We strongly believe in the importance of reproducible computational results and in open source software. We make all our software tools freely available for research, education, and non-profit use as soon as they are ready for public release, and we provide source code wherever possible. In a few cases, our code depends on commercial software packages or proprietary code of collaborators; in these situations, we can usually still provide our portion of the source code.



    MEDUSA is an integrative method for learning motif models of transcription factor binding sites by incorporating promoter sequence and gene expression data. We use a modern large-margin machine learning approach, based on boosting, to enable feature selection from the high-dimensional search space of candidate binding sequences while avoiding overfitting.

  • Rankprop


    Rankprop is a publicly available web server that can be used to search for similar proteins from a query protein sequence. At its core, Rankprop is a ranking algorithm that exploits the global network structure of similarity relationships among proteins in a database by performing a diffusion operation on a protein similarity network with weighted edges.

  • SVM-Fold


    SVM-Fold is a publicly available web server that uses SVMs to predict family, superfamily, and fold-level classifications for a query protein sequence based on the Structural Classification of Proteins (SCOP).

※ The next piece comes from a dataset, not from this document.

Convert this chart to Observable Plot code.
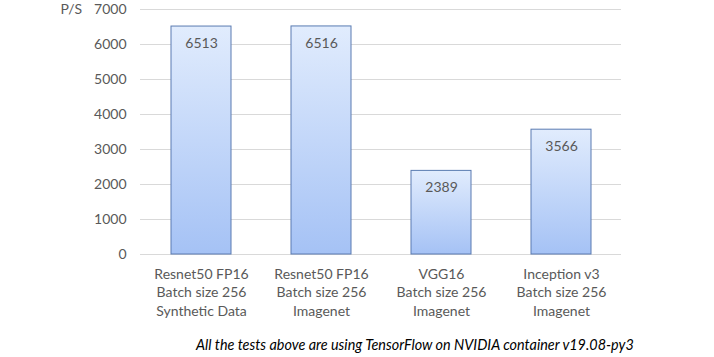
<!DOCTYPE html>
<html>
<head>
<meta charset="utf-8">
<script src="https://cdn.jsdelivr.net/npm/d3@7"></script>
<script src="https://cdn.jsdelivr.net/npm/@observablehq/plot@0.6"></script>
<style>
  body { margin: 0; background: #fff; }
  #chart { width: 714px; }
  .caption { font-family: Lato, sans-serif; font-style: italic; font-size: 14.4px; color: #000; padding-left: 196px; margin-top: 6px; }
</style>
</head>
<body>
<div id="chart"></div>
<script>
const categories = [
  "Resnet50 FP16\nBatch size 256\nSynthetic Data",
  "Resnet50 FP16\nBatch size 256\nImagenet",
  "VGG16\nBatch size 256\nImagenet",
  "Inception v3\nBatch size 256\nImagenet"
];
const values = [6513, 6516, 2389, 3566];
const yTicks = [0, 1000, 2000, 3000, 4000, 5000, 6000, 7000];
const yLabel = "P/S";
const captionText = "All the tests above are using TensorFlow on NVIDIA container v19.08-py3";

const data = categories.map((c, i) => ({cat: c, value: values[i]}));

const defs = () => {
  const ns = "http://www.w3.org/2000/svg";
  const d = document.createElementNS(ns, "defs");
  d.innerHTML = `<linearGradient id="barGrad" x1="0" y1="0" x2="0" y2="1">
    <stop offset="0%" stop-color="#e1ecfd"/>
    <stop offset="100%" stop-color="#a5c2f5"/>
  </linearGradient>`;
  return d;
};

const plot = Plot.plot({
  width: 714,
  height: 330,
  marginLeft: 140,
  marginRight: 93,
  marginTop: 9,
  marginBottom: 76,
  style: {fontFamily: "Lato, sans-serif", fontSize: "14px", color: "#595959", background: "#fff"},
  x: {domain: categories, paddingInner: 0.5, paddingOuter: 0.25, label: null},
  y: {domain: [0, 7000], label: null},
  marks: [
    defs,
    Plot.ruleY(yTicks, {stroke: "#d9d9d9", strokeWidth: 1}),
    Plot.barY(data, {x: "cat", y: "value", fill: "url(#barGrad)", stroke: "#5a7bb1", strokeWidth: 1}),
    Plot.text(data, {x: "cat", y: "value", text: d => String(d.value), dy: 17, lineAnchor: "middle", fill: "#595959", fontSize: 14}),
    Plot.axisY({ticks: yTicks, tickSize: 0, tickPadding: 14, tickFormat: d => String(d), fill: "#595959", fontSize: 14, label: null}),
    Plot.axisX({tickSize: 0, tickPadding: 11, lineHeight: 1.32, fill: "#595959", fontSize: 14, label: null}),
    Plot.text([yLabel], {frameAnchor: "top-left", dx: -80, dy: 0, textAnchor: "start", lineAnchor: "middle", fill: "#595959", fontSize: 14})
  ]
});

document.getElementById("chart").appendChild(plot);
const cap = document.createElement("div");
cap.className = "caption";
cap.textContent = captionText;
document.getElementById("chart").appendChild(cap);
</script>
</body>
</html>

    SVM-Fold detects subtle protein sequence similarities by learning from all available annotated proteins, as well as utilizing potential hits as identified by PSI-BLAST. Predictions of classes of proteins that do not have any known example with a significant pairwise PSI-BLAST E-value can still be found using SVMs.

  • String Kernels

    String Kernels represents the pioneering work our lab developed in the use of "k-mer" based string kernels for support vector machine classification of protein sequences into structural categories. These novel and efficient-to-compute string kernels incorporate biologically motivated notions of inexact string matching, based on shared approximate occurrences of short subsequences ("k-mers"). More recently, we introduced profile kernels, which leverage evolutionary information in the form of sequence "profiles" estimated from multiple alignments, which achieve state-of-the-art performance for remote homology detection.